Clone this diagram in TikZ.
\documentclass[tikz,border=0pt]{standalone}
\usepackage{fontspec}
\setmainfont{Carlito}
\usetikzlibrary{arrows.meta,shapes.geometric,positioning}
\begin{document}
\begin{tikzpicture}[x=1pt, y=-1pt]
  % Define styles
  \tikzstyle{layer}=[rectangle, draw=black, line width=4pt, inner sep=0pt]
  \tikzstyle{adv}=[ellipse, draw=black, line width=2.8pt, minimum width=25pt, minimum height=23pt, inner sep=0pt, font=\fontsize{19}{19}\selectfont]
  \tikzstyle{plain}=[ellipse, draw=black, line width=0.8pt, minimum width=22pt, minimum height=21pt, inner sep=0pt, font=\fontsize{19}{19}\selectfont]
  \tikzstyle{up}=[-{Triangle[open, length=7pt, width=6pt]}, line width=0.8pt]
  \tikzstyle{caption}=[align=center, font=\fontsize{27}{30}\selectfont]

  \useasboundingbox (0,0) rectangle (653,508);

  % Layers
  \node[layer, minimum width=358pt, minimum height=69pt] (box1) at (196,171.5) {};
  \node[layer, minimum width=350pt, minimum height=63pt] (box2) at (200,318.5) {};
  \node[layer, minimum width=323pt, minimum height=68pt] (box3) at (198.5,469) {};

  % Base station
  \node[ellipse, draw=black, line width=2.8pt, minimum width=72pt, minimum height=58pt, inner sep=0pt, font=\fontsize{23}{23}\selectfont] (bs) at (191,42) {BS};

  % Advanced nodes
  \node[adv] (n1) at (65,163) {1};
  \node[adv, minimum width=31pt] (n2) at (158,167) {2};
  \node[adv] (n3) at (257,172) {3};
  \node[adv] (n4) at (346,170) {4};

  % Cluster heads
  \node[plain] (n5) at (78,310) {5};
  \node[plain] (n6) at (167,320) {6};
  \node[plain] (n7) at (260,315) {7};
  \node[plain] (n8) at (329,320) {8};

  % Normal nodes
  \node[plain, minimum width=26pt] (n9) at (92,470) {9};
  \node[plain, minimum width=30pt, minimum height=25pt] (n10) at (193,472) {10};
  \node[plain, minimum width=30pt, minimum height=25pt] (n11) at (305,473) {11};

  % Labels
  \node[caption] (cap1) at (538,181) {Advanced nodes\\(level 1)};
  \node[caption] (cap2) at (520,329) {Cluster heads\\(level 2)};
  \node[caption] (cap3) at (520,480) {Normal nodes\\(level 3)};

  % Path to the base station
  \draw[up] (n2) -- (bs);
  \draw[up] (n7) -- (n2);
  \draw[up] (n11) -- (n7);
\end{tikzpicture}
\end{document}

### [TASK TO CARRY OUT]
Write the listing out again, exactly as it reads.

### [RESULT BELOW]
Clone this diagram in TikZ.
\documentclass[tikz,border=0pt]{standalone}
\usepackage{fontspec}
\setmainfont{Carlito}
\usetikzlibrary{arrows.meta,shapes.geometric,positioning}
\begin{document}
\begin{tikzpicture}[x=1pt, y=-1pt]
  % Define styles
  \tikzstyle{layer}=[rectangle, draw=black, line width=4pt, inner sep=0pt]
  \tikzstyle{adv}=[ellipse, draw=black, line width=2.8pt, minimum width=25pt, minimum height=23pt, inner sep=0pt, font=\fontsize{19}{19}\selectfont]
  \tikzstyle{plain}=[ellipse, draw=black, line width=0.8pt, minimum width=22pt, minimum height=21pt, inner sep=0pt, font=\fontsize{19}{19}\selectfont]
  \tikzstyle{up}=[-{Triangle[open, length=7pt, width=6pt]}, line width=0.8pt]
  \tikzstyle{caption}=[align=center, font=\fontsize{27}{30}\selectfont]

  \useasboundingbox (0,0) rectangle (653,508);

  % Layers
  \node[layer, minimum width=358pt, minimum height=69pt] (box1) at (196,171.5) {};
  \node[layer, minimum width=350pt, minimum height=63pt] (box2) at (200,318.5) {};
  \node[layer, minimum width=323pt, minimum height=68pt] (box3) at (198.5,469) {};

  % Base station
  \node[ellipse, draw=black, line width=2.8pt, minimum width=72pt, minimum height=58pt, inner sep=0pt, font=\fontsize{23}{23}\selectfont] (bs) at (191,42) {BS};

  % Advanced nodes
  \node[adv] (n1) at (65,163) {1};
  \node[adv, minimum width=31pt] (n2) at (158,167) {2};
  \node[adv] (n3) at (257,172) {3};
  \node[adv] (n4) at (346,170) {4};

  % Cluster heads
  \node[plain] (n5) at (78,310) {5};
  \node[plain] (n6) at (167,320) {6};
  \node[plain] (n7) at (260,315) {7};
  \node[plain] (n8) at (329,320) {8};

  % Normal nodes
  \node[plain, minimum width=26pt] (n9) at (92,470) {9};
  \node[plain, minimum width=30pt, minimum height=25pt] (n10) at (193,472) {10};
  \node[plain, minimum width=30pt, minimum height=25pt] (n11) at (305,473) {11};

  % Labels
  \node[caption] (cap1) at (538,181) {Advanced nodes\\(level 1)};
  \node[caption] (cap2) at (520,329) {Cluster heads\\(level 2)};
  \node[caption] (cap3) at (520,480) {Normal nodes\\(level 3)};

  % Path to the base station
  \draw[up] (n2) -- (bs);
  \draw[up] (n7) -- (n2);
  \draw[up] (n11) -- (n7);
\end{tikzpicture}
\end{document}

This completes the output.